At the same time, Reconstruction was also a period of disappointment and disillusionment. For the many white Southerners who had sympathized with and fought for the Confederacy, wartime defeat was compounded by the federal government's policies, which led to loss of mastery over their slaves and loss of political power as black men too were allowed to vote. Many lashed out violently. In bloody campaigns of terror, they prevented African Americans from voting, killed thousands of freedpeople, raped untold numbers of black women, and thus reestablished control. By the end of the century, many—though not all—of Reconstruction’s gains were in retreat as Southern state governments disfranchised black men and legalized the "Jim Crow" order of racial segregation and degradation. The Supreme Court quickly acquiesced in its 1896 Plessy v. Ferguson decision.
Amid the tumult, a search for meaning emerged among writers of all kinds, including northern news reporters dispatched to the South, white Southern memoirists striving to make sense of their commitment to a failed cause, and activists who sought with diminishing success to draw attention to the plight of black communities.  
The victors in this war of words and interpretation were those who believed Reconstruction had been a disastrous mistake. Those writers made the villains of Reconstruction almost legendary: foolish or violent black Southerners, corrupt white Northern carpetbaggers, and tyrannical Republican politicians who oversaw an era of unjust, unconstitutional federal intervention.
In the early 20th century, this view found its way into the newly professionalizing discipline of history, especially in graduate programs at Johns Hopkins and Columbia. By the time the groundbreaking film Birth of a Nation was released in 1915, Reconstruction was widely understood as a period of disastrous federal policymaking that led to the oppression and humiliation of white Americans. Among academic historians, wrote W. E. B. Du Bois in the 1930s, the study of Reconstruction was "devastated by passion and belief."
That early but remarkably resilient narrative of Reconstruction was not just a story about history; it was a justification for the Jim Crow order that prevailed in the South until the 1960s. And as Jim Crow crumbled, so, too, did the conventional story about Reconstruction. Among professional historians, a new narrative has taken shape over the last fifty years, pioneered most of all by Columbia's Eric Foner. The output has been prodigious.  
Historians have conducted large-scale studies of African American office-holding that dispel the myth of "negro rule" and show how difficult it was for African Americans—even during the heady days of Reconstruction—to get candidates elected to major offices. Against claims that African Americans emerged from slavery unprepared to live independently, historians have unearthed the wealth of institutions and cultural resources that people of African descent developed in slavery and cultivated after emancipation.

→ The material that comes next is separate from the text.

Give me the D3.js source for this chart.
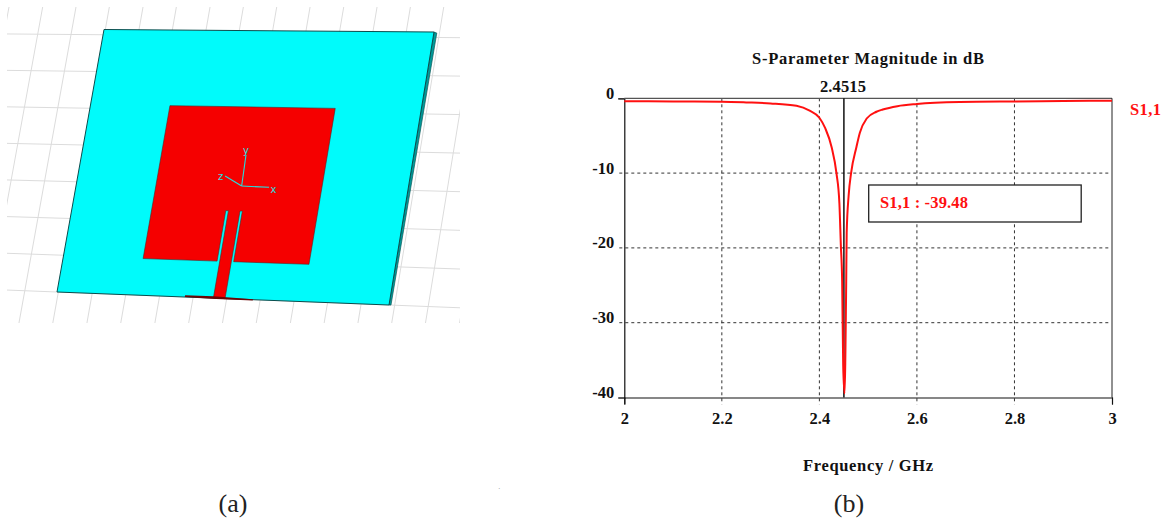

Scholars have profiled the "carpetbaggers" as a group and as individuals, revealing that many were motivated not by crass self-interest but by a desire to help build a more democratic South. And in examining Republican congressmen, they have found not tyrants but the authors of many of the constitutional rights that Americans hold most dear.
Unfortunately, little of the new work has made it out of the halls of the academy and into public consciousness. Reconstruction remains difficult to fathom and can be painful to discuss. It is complicated to teach. The issues it raises are bracingly—but also distressingly—contemporary, and while the period has many heroes and heroines, it offers little in the way of happy endings.